### STATED TASK
Give the data below again exactly as written, without its pictures.

### PROVIDED MATERIAL
=-=-=-=-=

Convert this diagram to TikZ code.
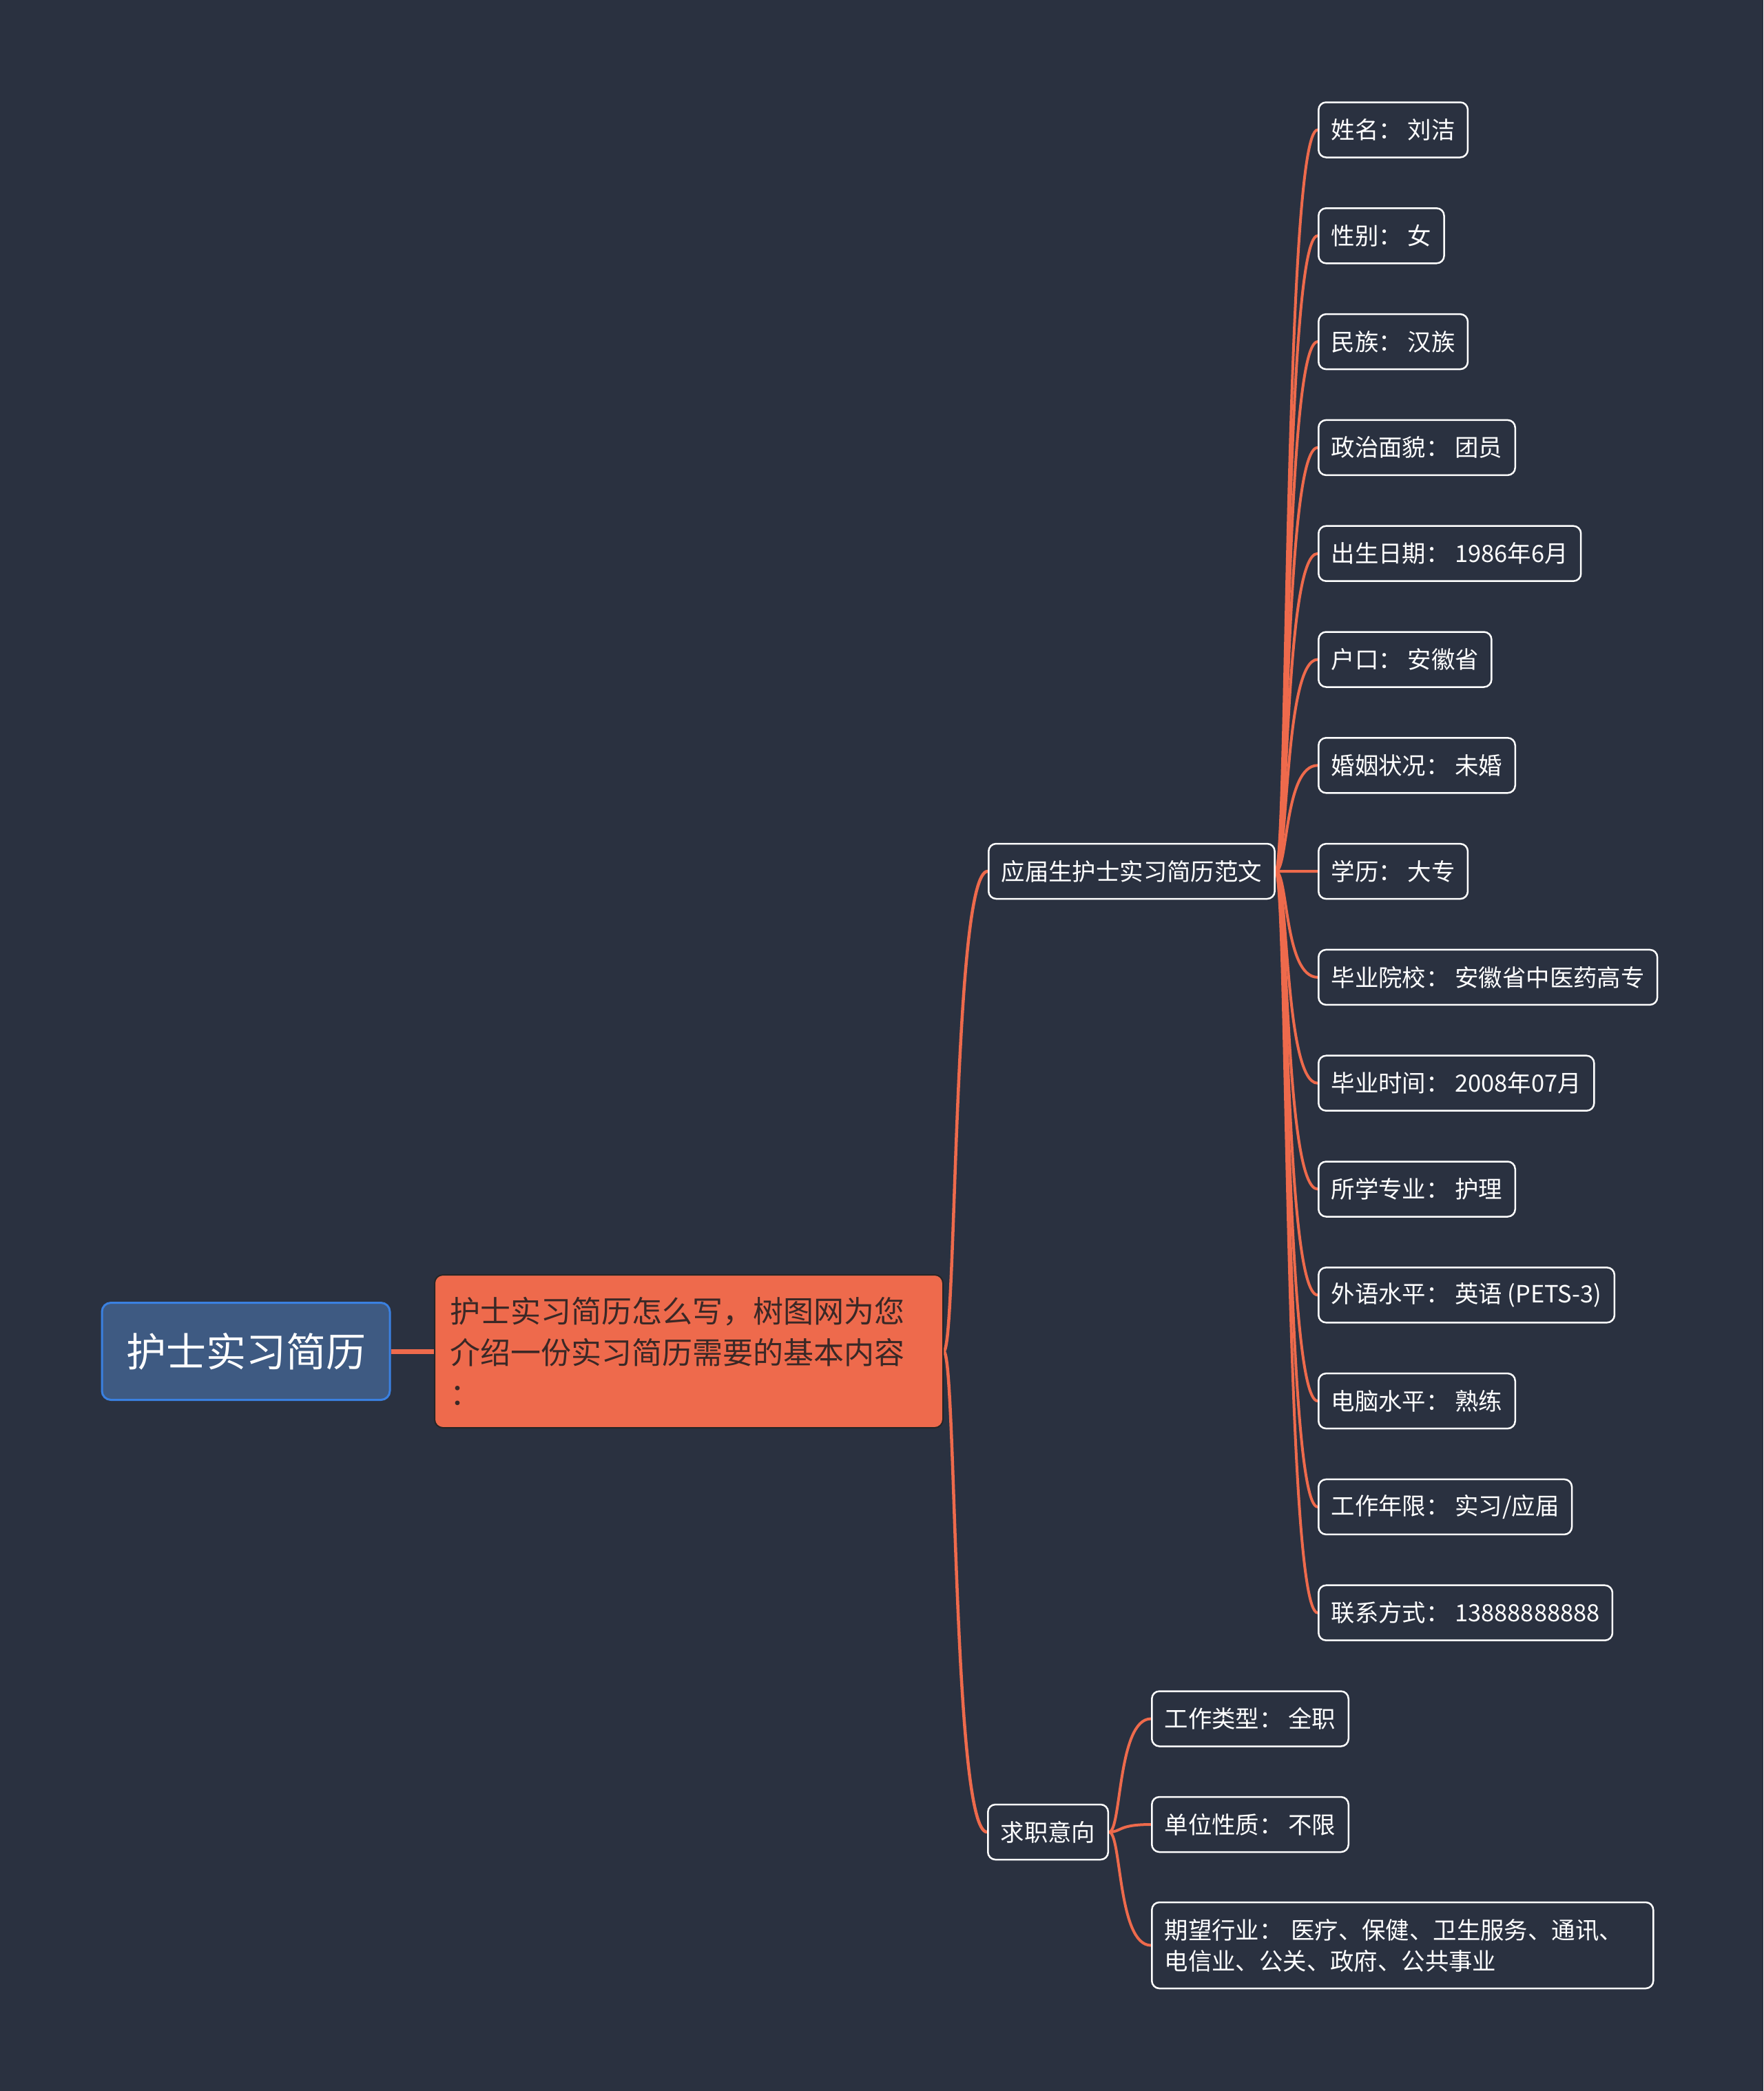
\documentclass[tikz,border=0pt]{standalone}
\usepackage{fontspec}
\setmainfont{Noto Sans CJK SC}
\usetikzlibrary{calc}
\pgfdeclarelayer{backlayer}
\pgfsetlayers{backlayer,main}
\definecolor{bgc}{HTML}{2A3140}
\definecolor{brc}{HTML}{EE6A4C}
\definecolor{rootfill}{HTML}{3E5A82}
\definecolor{rootdraw}{HTML}{3A80E0}
\definecolor{ctext}{HTML}{3A2826}
\tikzset{
  leafbox/.style={draw=white, line width=2.5pt, rounded corners=11pt, fill=bgc, text=white,
    font=\fontsize{34.4pt}{45pt}\selectfont, inner xsep=18.5pt, inner ysep=0pt,
    minimum height=80pt, anchor=west, align=left},
  rootbox/.style={draw=rootdraw, line width=3pt, rounded corners=13pt, fill=rootfill, text=white,
    font=\fontsize{58pt}{70pt}\selectfont, minimum width=418pt, minimum height=141pt, inner sep=0pt},
  centerbox/.style={draw=black!85, line width=2pt, rounded corners=12pt, fill=brc, text=ctext,
    font=\fontsize{44pt}{60pt}\selectfont, text width=694pt, inner xsep=22pt, inner ysep=0pt,
    minimum height=222pt, align=left, anchor=west},
  brline/.style={draw=brc, line width=#1, line cap=round},
  brline/.default=4pt,
}
% curve from parent anchor #1 to child anchor #2, stroke width #3
\newcommand\mybranch[3]{%
  \coordinate (tP0) at (#1);
  \coordinate (tP3) at (#2);
  \coordinate (tM1) at ($(tP0)!0.3!(tP3)$);
  \coordinate (tM2) at ($(tP0)!0.2!(tP3)$);
  \coordinate (tP1) at (tM1 |- tP0);
  \coordinate (tP2) at (tM2 |- tP3);
  \draw[brline=#3] (tP0) .. controls (tP1) and (tP2) .. (tP3);
}
\begin{document}
\begin{tikzpicture}[x=1pt,y=-1pt]
\useasboundingbox (0,0) rectangle (2560,3036);
\begin{pgfonlayer}{backlayer}
\fill[bgc] (0,0) rectangle (2560,3036);
\end{pgfonlayer}

\node[rootbox] (root) at (357,1962) {护士实习简历};
\node[centerbox] (center) at (630,1962) {护士实习简历怎么写，树图网为您\\介绍一份实习简历需要的基本内容\\：};

\node[leafbox] (a) at (1434,1265) {应届生护士实习简历范文};
\node[leafbox] (b) at (1433,2660) {求职意向};

\foreach \t [count=\i from 0] in {{姓名： 刘洁},{性别： 女},{民族： 汉族},{政治面貌： 团员},{出生日期： 1986年6月},{户口： 安徽省},{婚姻状况： 未婚},{学历： 大专},{毕业院校： 安徽省中医药高专},{毕业时间： 2008年07月},{所学专业： 护理},{外语水平： 英语 (PETS-3)},{电脑水平： 熟练},{工作年限： 实习/应届},{联系方式： 13888888888}}{
  \node[leafbox] (l\i) at (1913,{188.5+153.8*\i}) {\t};
}

\node[leafbox] (s0) at (1671,2495.5) {工作类型： 全职};
\node[leafbox] (s1) at (1671,2649) {单位性质： 不限};
\node[leafbox, minimum height=125pt, text width=691pt] (s2) at (1671,2824.5) {期望行业： 医疗、保健、卫生服务、通讯、\\电信业、公关、政府、公共事业};

\begin{pgfonlayer}{backlayer}
\draw[brline=7pt, line cap=butt] (root.east) -- (center.west);
\mybranch{center.east}{a.west}{4.5pt}
\mybranch{center.east}{b.west}{4.5pt}
\foreach \i in {0,...,14}{
  \mybranch{a.east}{l\i.west}{4pt}
}
\foreach \i in {0,1,2}{
  \mybranch{b.east}{s\i.west}{4pt}
}
\end{pgfonlayer}
\end{tikzpicture}
\end{document}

=-=-=-=-=

### COMPLETE OUTPUT
Convert this diagram to TikZ code.
\documentclass[tikz,border=0pt]{standalone}
\usepackage{fontspec}
\setmainfont{Noto Sans CJK SC}
\usetikzlibrary{calc}
\pgfdeclarelayer{backlayer}
\pgfsetlayers{backlayer,main}
\definecolor{bgc}{HTML}{2A3140}
\definecolor{brc}{HTML}{EE6A4C}
\definecolor{rootfill}{HTML}{3E5A82}
\definecolor{rootdraw}{HTML}{3A80E0}
\definecolor{ctext}{HTML}{3A2826}
\tikzset{
  leafbox/.style={draw=white, line width=2.5pt, rounded corners=11pt, fill=bgc, text=white,
    font=\fontsize{34.4pt}{45pt}\selectfont, inner xsep=18.5pt, inner ysep=0pt,
    minimum height=80pt, anchor=west, align=left},
  rootbox/.style={draw=rootdraw, line width=3pt, rounded corners=13pt, fill=rootfill, text=white,
    font=\fontsize{58pt}{70pt}\selectfont, minimum width=418pt, minimum height=141pt, inner sep=0pt},
  centerbox/.style={draw=black!85, line width=2pt, rounded corners=12pt, fill=brc, text=ctext,
    font=\fontsize{44pt}{60pt}\selectfont, text width=694pt, inner xsep=22pt, inner ysep=0pt,
    minimum height=222pt, align=left, anchor=west},
  brline/.style={draw=brc, line width=#1, line cap=round},
  brline/.default=4pt,
}
% curve from parent anchor #1 to child anchor #2, stroke width #3
\newcommand\mybranch[3]{%
  \coordinate (tP0) at (#1);
  \coordinate (tP3) at (#2);
  \coordinate (tM1) at ($(tP0)!0.3!(tP3)$);
  \coordinate (tM2) at ($(tP0)!0.2!(tP3)$);
  \coordinate (tP1) at (tM1 |- tP0);
  \coordinate (tP2) at (tM2 |- tP3);
  \draw[brline=#3] (tP0) .. controls (tP1) and (tP2) .. (tP3);
}
\begin{document}
\begin{tikzpicture}[x=1pt,y=-1pt]
\useasboundingbox (0,0) rectangle (2560,3036);
\begin{pgfonlayer}{backlayer}
\fill[bgc] (0,0) rectangle (2560,3036);
\end{pgfonlayer}

\node[rootbox] (root) at (357,1962) {护士实习简历};
\node[centerbox] (center) at (630,1962) {护士实习简历怎么写，树图网为您\\介绍一份实习简历需要的基本内容\\：};

\node[leafbox] (a) at (1434,1265) {应届生护士实习简历范文};
\node[leafbox] (b) at (1433,2660) {求职意向};

\foreach \t [count=\i from 0] in {{姓名： 刘洁},{性别： 女},{民族： 汉族},{政治面貌： 团员},{出生日期： 1986年6月},{户口： 安徽省},{婚姻状况： 未婚},{学历： 大专},{毕业院校： 安徽省中医药高专},{毕业时间： 2008年07月},{所学专业： 护理},{外语水平： 英语 (PETS-3)},{电脑水平： 熟练},{工作年限： 实习/应届},{联系方式： 13888888888}}{
  \node[leafbox] (l\i) at (1913,{188.5+153.8*\i}) {\t};
}

\node[leafbox] (s0) at (1671,2495.5) {工作类型： 全职};
\node[leafbox] (s1) at (1671,2649) {单位性质： 不限};
\node[leafbox, minimum height=125pt, text width=691pt] (s2) at (1671,2824.5) {期望行业： 医疗、保健、卫生服务、通讯、\\电信业、公关、政府、公共事业};

\begin{pgfonlayer}{backlayer}
\draw[brline=7pt, line cap=butt] (root.east) -- (center.west);
\mybranch{center.east}{a.west}{4.5pt}
\mybranch{center.east}{b.west}{4.5pt}
\foreach \i in {0,...,14}{
  \mybranch{a.east}{l\i.west}{4pt}
}
\foreach \i in {0,1,2}{
  \mybranch{b.east}{s\i.west}{4pt}
}
\end{pgfonlayer}
\end{tikzpicture}
\end{document}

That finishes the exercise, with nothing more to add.